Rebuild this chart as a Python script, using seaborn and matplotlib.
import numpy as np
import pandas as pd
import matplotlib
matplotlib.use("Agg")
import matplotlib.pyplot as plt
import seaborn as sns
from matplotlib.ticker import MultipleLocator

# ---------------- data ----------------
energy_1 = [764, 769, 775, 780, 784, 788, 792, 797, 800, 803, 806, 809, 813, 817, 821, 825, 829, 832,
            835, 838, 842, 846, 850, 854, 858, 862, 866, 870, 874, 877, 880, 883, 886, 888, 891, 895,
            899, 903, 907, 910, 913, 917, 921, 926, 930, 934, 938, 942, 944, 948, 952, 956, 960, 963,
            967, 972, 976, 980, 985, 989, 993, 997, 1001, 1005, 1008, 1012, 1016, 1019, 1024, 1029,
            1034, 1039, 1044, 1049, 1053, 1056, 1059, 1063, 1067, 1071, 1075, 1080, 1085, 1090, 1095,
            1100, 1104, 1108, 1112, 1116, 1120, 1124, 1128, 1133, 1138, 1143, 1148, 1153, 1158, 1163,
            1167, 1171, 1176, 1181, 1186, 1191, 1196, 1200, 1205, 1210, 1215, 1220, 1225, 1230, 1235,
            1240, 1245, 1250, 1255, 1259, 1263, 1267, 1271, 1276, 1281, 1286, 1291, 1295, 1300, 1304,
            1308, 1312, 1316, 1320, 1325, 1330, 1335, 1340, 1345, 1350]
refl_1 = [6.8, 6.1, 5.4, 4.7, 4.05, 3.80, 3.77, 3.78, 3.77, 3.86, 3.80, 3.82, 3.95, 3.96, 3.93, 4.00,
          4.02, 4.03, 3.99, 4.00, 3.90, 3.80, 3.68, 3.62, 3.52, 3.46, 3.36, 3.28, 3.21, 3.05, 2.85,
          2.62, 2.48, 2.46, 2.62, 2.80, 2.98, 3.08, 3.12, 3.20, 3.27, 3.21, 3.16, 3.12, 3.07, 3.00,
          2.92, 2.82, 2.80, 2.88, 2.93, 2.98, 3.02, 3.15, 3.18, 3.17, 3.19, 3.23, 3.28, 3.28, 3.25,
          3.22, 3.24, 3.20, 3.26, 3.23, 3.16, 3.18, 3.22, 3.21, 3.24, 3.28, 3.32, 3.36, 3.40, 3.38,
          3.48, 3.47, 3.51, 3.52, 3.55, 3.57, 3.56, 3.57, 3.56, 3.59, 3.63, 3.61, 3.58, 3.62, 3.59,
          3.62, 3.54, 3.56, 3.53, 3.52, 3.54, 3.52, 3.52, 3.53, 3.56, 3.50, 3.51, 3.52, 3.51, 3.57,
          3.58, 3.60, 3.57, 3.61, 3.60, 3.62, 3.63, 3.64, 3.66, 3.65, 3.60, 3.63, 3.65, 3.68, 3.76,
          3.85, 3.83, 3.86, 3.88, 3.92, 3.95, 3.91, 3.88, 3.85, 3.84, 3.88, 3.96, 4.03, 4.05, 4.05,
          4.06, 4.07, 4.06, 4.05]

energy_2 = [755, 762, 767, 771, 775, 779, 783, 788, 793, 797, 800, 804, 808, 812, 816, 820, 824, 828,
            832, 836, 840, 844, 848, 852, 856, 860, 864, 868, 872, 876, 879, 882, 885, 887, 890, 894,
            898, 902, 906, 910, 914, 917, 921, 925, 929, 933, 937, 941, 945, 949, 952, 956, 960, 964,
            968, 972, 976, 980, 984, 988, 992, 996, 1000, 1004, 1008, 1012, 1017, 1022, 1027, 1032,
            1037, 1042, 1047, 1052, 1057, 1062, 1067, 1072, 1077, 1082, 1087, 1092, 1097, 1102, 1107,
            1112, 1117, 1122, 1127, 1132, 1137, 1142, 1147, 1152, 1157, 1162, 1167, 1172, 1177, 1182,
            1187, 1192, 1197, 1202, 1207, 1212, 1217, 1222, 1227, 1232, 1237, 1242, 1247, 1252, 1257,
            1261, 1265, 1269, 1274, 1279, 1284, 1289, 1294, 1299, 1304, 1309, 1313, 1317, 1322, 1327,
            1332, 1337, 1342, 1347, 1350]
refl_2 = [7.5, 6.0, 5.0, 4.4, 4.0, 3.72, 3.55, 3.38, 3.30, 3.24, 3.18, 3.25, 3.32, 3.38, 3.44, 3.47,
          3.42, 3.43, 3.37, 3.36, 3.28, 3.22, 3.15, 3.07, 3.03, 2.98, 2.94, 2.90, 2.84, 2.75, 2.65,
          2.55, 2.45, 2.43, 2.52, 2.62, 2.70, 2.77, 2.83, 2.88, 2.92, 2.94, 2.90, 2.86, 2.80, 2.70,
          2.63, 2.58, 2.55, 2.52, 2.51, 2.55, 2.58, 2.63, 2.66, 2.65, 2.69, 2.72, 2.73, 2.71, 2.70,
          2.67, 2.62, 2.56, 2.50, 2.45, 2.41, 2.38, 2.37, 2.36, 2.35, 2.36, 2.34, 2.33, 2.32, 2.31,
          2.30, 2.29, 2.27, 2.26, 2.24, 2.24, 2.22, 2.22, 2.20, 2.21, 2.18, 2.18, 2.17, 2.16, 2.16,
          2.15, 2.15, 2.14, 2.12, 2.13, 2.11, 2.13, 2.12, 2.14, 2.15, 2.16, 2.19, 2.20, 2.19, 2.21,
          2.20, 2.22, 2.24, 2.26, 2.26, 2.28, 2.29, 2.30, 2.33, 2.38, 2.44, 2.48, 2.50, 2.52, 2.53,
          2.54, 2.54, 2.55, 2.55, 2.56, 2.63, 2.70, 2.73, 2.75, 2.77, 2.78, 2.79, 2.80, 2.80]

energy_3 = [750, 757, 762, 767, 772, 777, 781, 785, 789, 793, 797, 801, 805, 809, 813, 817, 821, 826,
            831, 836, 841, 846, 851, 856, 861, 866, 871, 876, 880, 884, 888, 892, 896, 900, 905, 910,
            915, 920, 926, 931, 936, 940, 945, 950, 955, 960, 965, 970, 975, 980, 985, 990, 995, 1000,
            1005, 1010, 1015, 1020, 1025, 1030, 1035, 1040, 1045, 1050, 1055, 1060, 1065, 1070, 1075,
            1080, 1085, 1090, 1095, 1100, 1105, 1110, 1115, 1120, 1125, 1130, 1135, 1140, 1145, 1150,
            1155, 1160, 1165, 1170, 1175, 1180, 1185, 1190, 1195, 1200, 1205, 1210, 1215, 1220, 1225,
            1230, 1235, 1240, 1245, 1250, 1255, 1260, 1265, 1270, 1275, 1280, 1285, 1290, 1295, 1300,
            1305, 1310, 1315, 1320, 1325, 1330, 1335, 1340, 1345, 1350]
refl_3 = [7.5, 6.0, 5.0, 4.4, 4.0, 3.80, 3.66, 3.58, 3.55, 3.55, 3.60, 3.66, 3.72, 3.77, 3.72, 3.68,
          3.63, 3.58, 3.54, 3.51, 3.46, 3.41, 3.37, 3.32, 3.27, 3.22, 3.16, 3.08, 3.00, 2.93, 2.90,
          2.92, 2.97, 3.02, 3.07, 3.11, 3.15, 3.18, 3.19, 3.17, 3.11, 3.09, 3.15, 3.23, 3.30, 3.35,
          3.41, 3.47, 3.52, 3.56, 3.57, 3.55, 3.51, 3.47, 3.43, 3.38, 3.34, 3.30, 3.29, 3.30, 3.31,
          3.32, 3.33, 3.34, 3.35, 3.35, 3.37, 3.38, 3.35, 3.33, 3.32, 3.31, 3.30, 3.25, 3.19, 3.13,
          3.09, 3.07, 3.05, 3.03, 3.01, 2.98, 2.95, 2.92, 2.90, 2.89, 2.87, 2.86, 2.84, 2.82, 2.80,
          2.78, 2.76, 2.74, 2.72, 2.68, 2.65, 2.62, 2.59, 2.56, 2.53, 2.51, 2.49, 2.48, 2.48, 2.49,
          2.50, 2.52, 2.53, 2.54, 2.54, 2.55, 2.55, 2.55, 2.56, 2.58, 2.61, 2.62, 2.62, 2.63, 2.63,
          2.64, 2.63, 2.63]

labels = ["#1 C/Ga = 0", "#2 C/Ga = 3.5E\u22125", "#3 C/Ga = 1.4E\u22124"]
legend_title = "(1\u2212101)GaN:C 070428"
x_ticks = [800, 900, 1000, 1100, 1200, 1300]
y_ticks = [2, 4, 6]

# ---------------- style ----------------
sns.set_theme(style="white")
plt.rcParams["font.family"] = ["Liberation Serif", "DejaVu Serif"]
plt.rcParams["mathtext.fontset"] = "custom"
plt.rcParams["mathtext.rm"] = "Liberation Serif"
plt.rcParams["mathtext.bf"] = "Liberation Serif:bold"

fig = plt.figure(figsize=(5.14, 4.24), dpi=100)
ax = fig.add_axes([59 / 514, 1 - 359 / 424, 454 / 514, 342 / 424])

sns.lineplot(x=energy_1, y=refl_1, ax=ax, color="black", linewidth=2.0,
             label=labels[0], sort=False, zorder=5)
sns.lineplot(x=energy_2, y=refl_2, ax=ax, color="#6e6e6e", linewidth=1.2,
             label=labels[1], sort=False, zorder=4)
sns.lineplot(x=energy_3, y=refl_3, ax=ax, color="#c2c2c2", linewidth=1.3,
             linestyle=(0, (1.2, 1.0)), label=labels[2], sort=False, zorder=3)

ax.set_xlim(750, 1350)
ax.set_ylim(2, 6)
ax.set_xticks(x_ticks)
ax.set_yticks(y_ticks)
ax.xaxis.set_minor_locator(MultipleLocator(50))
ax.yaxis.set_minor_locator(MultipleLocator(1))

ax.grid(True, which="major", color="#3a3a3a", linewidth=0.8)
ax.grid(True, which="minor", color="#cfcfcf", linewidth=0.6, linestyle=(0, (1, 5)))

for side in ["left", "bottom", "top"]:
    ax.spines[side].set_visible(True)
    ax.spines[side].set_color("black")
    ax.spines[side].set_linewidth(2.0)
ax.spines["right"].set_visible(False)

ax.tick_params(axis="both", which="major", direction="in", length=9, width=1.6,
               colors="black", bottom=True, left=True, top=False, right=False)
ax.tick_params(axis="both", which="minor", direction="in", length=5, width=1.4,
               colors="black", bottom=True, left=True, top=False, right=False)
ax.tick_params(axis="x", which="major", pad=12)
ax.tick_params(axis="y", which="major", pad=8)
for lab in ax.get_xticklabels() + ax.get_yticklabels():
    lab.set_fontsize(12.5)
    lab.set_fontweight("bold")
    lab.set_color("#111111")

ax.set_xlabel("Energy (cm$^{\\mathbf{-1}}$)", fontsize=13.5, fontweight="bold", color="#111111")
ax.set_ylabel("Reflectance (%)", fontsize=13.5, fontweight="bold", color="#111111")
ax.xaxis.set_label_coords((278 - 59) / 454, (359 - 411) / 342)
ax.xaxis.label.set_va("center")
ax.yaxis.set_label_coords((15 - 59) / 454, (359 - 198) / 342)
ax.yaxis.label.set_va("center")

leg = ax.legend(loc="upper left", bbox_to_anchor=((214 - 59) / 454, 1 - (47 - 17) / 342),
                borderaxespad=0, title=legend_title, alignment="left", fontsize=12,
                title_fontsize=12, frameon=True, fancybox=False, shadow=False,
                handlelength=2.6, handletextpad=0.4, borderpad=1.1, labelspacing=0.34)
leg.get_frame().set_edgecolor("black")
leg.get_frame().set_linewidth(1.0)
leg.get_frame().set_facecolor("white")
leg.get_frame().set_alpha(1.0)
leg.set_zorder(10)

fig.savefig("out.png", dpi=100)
○ ○ ○
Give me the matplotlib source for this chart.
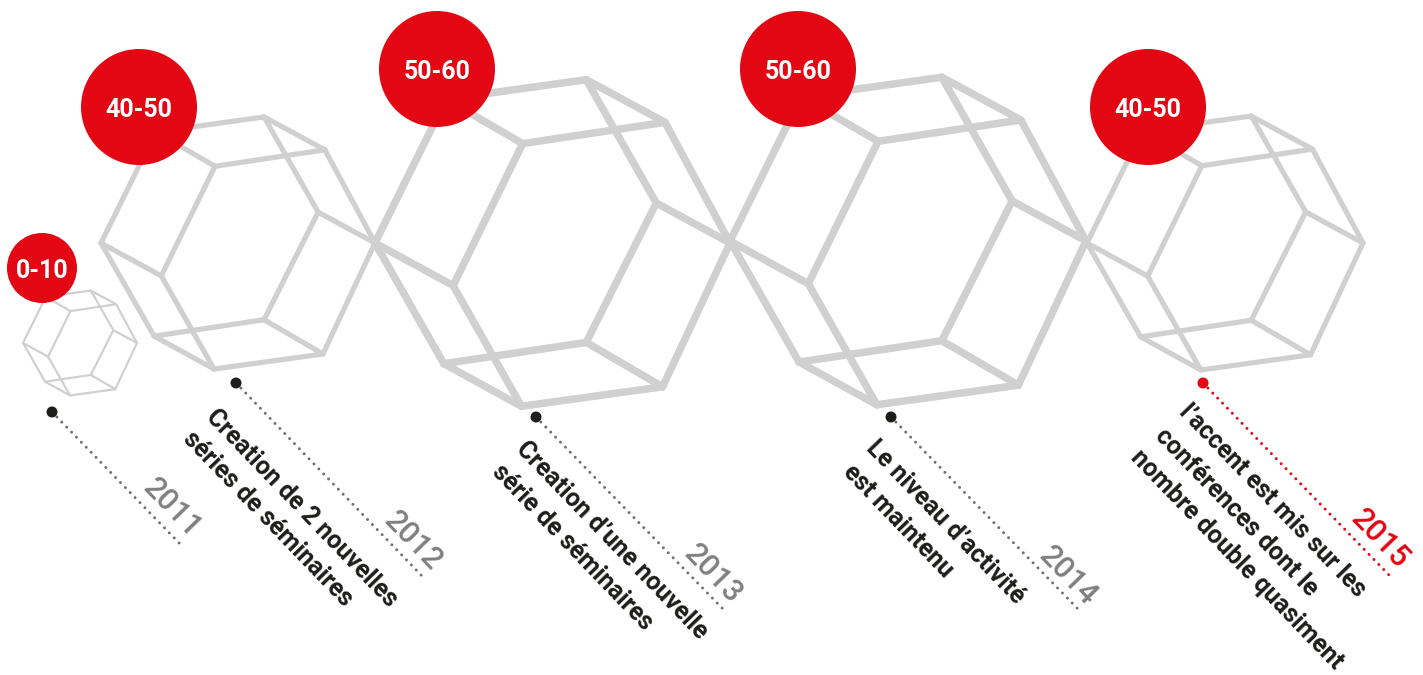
○ ○ ○
PROBLEM REQUIREMENTS: Reproduce exactly the lines from the line with "Rebuild this chart" through the line with "from matplotlib.ticker import MultipleLocator", both end lines included, and only those lines.

SOLUTION:
Rebuild this chart as a Python script, using seaborn and matplotlib.
import numpy as np
import pandas as pd
import matplotlib
matplotlib.use("Agg")
import matplotlib.pyplot as plt
import seaborn as sns
from matplotlib.ticker import MultipleLocator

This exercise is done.